Quattro anni di turbolenza: la diaspora dei pentastellati
Correva l’anno 2018. Dopo il grande exploit di cinque anni prima, quando il Movimento 5 stelle entrava per la prima volta in Parlamento con un consenso elettorale del 25%, prima forza politica nel nostro paese, la sua performance migliorò ancora, arrivando quasi al 33% dei voti. Un successo mai riscontrato in tutta la storia politica italiana. Nemmeno Berlusconi riuscì a tanto, nonostante il suo impero economico e mediatico. Una sorta di rivoluzione che concludeva un ventennio di sostanziale equilibrio bipolare, con la costante alternanza – da una elezione all’altra, dal 1994 al 2008 – tra governi di centrodestra e di centrosinistra.
Pareva davvero l’inizio di un mondo nuovo, caratterizzato da una forza politica che si proponeva dichiaratamente di cambiare l’ormai asfittico panorama politico-parlamentare con una iniezione di modernità, non ultimo con l’ausilio della Rete e di un personale giovane e distante anni-luce dai vecchi mestieranti della politica.
Il Movimento 5 stelle, combinando in maniera inedita un po’ di populismo e un po’ di innovazione tecnologica, diventava il punto di riferimento di elettori stanchi della politica tradizionale, ormai stufi delle vetuste contrapposizioni ideologiche tra destra e sinistra, senza che si riuscisse a fare significativi passi in avanti al paese, nella risoluzione degli endemici immobilismi di fondo, nello svecchiamento delle strutture sociali.
Quegli elettori ci hanno creduto, per qualche anno ancora, hanno atteso i grandi mutamenti promessi dagli esecutivi con il Movimento come protagonista, prima con la destra e poi con la sinistra al governo. Poi, parallelamente ad una buona percentuale di eletti, anche molti degli elettori se ne sono andati, un po’ delusi, un po’ perplessi, un po’ insoddisfatti, cercando altri lidi.

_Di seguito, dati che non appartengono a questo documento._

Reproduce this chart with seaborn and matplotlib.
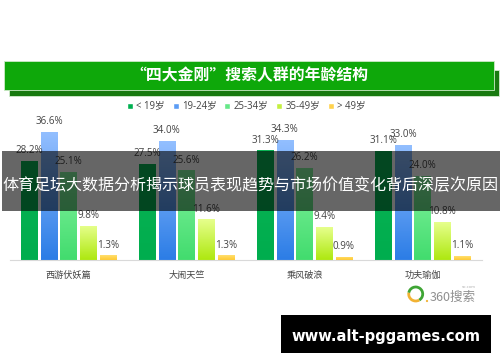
import numpy as np
import pandas as pd
import matplotlib.pyplot as plt
from matplotlib.patches import Rectangle, Arc, Circle
from matplotlib.colors import LinearSegmentedColormap
import seaborn as sns

shows = ['西游伏妖篇', '大闹天竺', '乘风破浪', '功夫瑜伽']
age_groups = ['< 19岁', '19-24岁', '25-34岁', '35-49岁', '> 49岁']
under_19 = [28.2, 27.5, 31.3, 31.1]
age_19_24 = [36.6, 34.0, 34.3, 33.0]
age_25_34 = [25.1, 25.6, 26.2, 24.0]
age_35_49 = [9.8, 11.6, 9.4, 10.8]
over_49 = [1.3, 1.3, 0.9, 1.1]

# flat colour for the legend, top/bottom for the bar gradient
flat_colors = ['#00b050', '#5b9cf5', '#66e888', '#c4f040', '#ffd24d']
grad_colors = [('#0ab354', '#00ad4e'), ('#93bfff', '#2c7de6'), ('#82f29e', '#42dc6e'),
               ('#e6ff8c', '#aee810'), ('#ffdf70', '#ffc930')]

sns.set_theme(style="white")
plt.rcParams['font.family'] = ['Open Sans', 'Noto Sans CJK SC', 'DejaVu Sans']
CJK = ['Noto Sans CJK SC', 'DejaVu Sans']
TEXT = '#444444'

df = pd.DataFrame({
    'show': np.repeat(shows, len(age_groups)),
    'age': age_groups * len(shows),
    'share': np.column_stack([under_19, age_19_24, age_25_34, age_35_49, over_49]).ravel(),
})


def main():
    fig = plt.figure(figsize=(5, 3.62), dpi=100, facecolor='white')
    ax = fig.add_axes([9.5 / 500, 102 / 362, 472 / 500, 160 / 362])

    sns.barplot(data=df, x='show', y='share', hue='age', hue_order=age_groups,
                palette=flat_colors, width=0.83, gap=0.18, saturation=1, ax=ax)
    ax.set_xlim(-0.5, 3.5)
    ax.set_ylim(0, 160 / 3.5)

    # gradient fill, clipped to each bar
    for container, (top, bottom) in zip(ax.containers, grad_colors):
        ax.bar_label(container, fmt='%.1f%%', padding=3.5, fontsize=7.1, color=TEXT)
        cmap = LinearSegmentedColormap.from_list('g', [bottom, top])
        for bar in container:
            x, w, h = bar.get_x(), bar.get_width(), bar.get_height()
            im = ax.imshow(np.linspace(1, 0, 64).reshape(-1, 1), cmap=cmap, aspect='auto',
                           extent=(x, x + w, 0, h), zorder=2)
            im.set_clip_path(bar)
    ax.set_xlim(-0.5, 3.5)
    ax.set_ylim(0, 160 / 3.5)

    ax.set_xlabel('')
    ax.set_ylabel('')
    ax.set_yticks([])
    ax.tick_params(axis='x', length=0, pad=8, labelsize=6.6, labelcolor=TEXT)
    sns.despine(ax=ax, left=True)
    ax.spines['bottom'].set_color('#d9d9d9')
    ax.spines['bottom'].set_linewidth(0.8)
    ax.patch.set_alpha(0)

    sns.move_legend(ax, 'center', bbox_to_anchor=(246.5 / 500, (362 - 106.7) / 362),
                    bbox_transform=fig.transFigure, ncol=5, frameon=False, title=None,
                    fontsize=6.9, labelcolor=TEXT, handlelength=0.62, handleheight=0.62,
                    handletextpad=0.35, columnspacing=0.8)

    # pixel-coordinate layer for the banner, overlay strip and logo
    top = fig.add_axes([0, 0, 1, 1], zorder=5)
    top.set_xlim(0, 500)
    top.set_ylim(362, 0)
    top.axis('off')

    top.add_patch(Rectangle((8.5, 70), 490, 25.7, fc='#187a10', ec='#d4ecd0', lw=0.6))
    top.add_patch(Rectangle((4, 61), 490, 29, fc='#0ea80a', ec='#cdeac8', lw=0.6))
    top.text(249.5, 75, '“四大金刚”搜索人群的年龄结构', color='white', fontsize=11.4,
             fontweight='bold', family=CJK, ha='center', va='center')

    top.add_patch(Rectangle((2, 151), 498, 60, fc='black', alpha=0.6, lw=0))
    top.text(250, 185.5, '体育足坛大数据分析揭示球员表现趋势与市场价值变化背后深层次原因',
             color='white', fontsize=11.55, fontweight='medium', family=CJK, ha='center', va='center')

    # 360 logo
    top.add_patch(Arc((415.7, 294), 14, 14, theta1=190, theta2=420, color='#3fa535', lw=2))
    top.add_patch(Arc((415.7, 294), 14, 14, theta1=60, theta2=190, color='#f2b233', lw=2))
    top.add_patch(Circle((427, 301), 1.1, color='#f2b233', lw=0))
    top.text(430, 297, '360搜索', color='#8f8f8f', fontsize=9, family=CJK, ha='left', va='center')
    top.text(476, 287.5, 'so.com', color='#aaaaaa', fontsize=3, ha='right', va='center')

    top.add_patch(Rectangle((281, 315), 210, 38, fc='black', lw=0))
    top.text(385.5, 336, 'www.alt-pggames.com', color='white', fontsize=10.6, fontweight='bold',
             family='DejaVu Sans', ha='center', va='center')

    fig.savefig('out.png', dpi=100)


if __name__ == '__main__':
    main()
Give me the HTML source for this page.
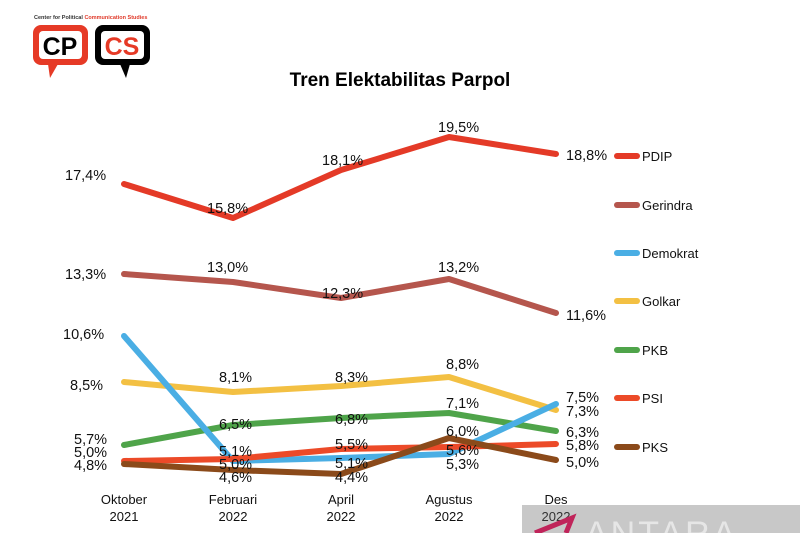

Dunque, dal 33% delle politiche 2018, si è passati prima al 17% delle Europee 2019 (quasi dimezzati) e poi alle attuali stime sulle intenzioni di voto, che vedono il M5s intorno al 13-14%. In pratica, in quattro anni, il Movimento ha perduto per strada quasi il 60% del proprio elettorato. Così come era stata davvero impressionante l’ascesa, altrettanto impressionante è stata la discesa verso la quarta posizione, nel ranking delle forze politiche.
E dove sono finiti quegli elettori che avevano così fortemente creduto nella loro proposta e nel loro ruolo inedito nello scenario partitico? Soltanto un terzo circa gli è rimasto fedele. Si tratta di uno dei tassi di fedeltà più basso mai registratosi nel breve volgere, appunto, di quattro anni. La maggior parte dei fuoriusciti (oltre il 22%) è andata verso destra, in particolare verso i Fratelli d’Italia, transitando provvisoriamente dalla Lega in occasione delle Europee e approdando poi definitivamente nel partito di Giorgia Meloni. Pochi, molto pochi hanno scelto il Partito Democratico (poco più del 4%) o altre forze di centro-sinistra o di sinistra.
La maggioranza relativa del 40% è (tornata) verso l’astensionismo o l’indecisione, in qualche modo confermando la profezia originaria di Beppe Grillo, che intendeva dare una voce con la sua creatura a coloro che, insoddisfatti della politica della “casta”, si sarebbero tenuti lontani dalle urne. E che ora resteranno di nuovo a casa, delusi dalle loro scelte di cinque anni orsono.
Talmente delusi che, oggi, il loro giudizio sul Movimento 5 stelle appare nettamente negativo: solo il 15% tra loro, al pari di chi è andato verso destra, ne dà infatti una valutazione positiva. Non si salva nemmeno il nuovo leader del M5s: Giuseppe Conte, molto amato quando era Presidente del Consiglio, viene ora giudicato positivamente solo da poco meno del 30% dei protagonisti della diaspora.
Un grande avvenire dietro le spalle, per lui e per il Movimento.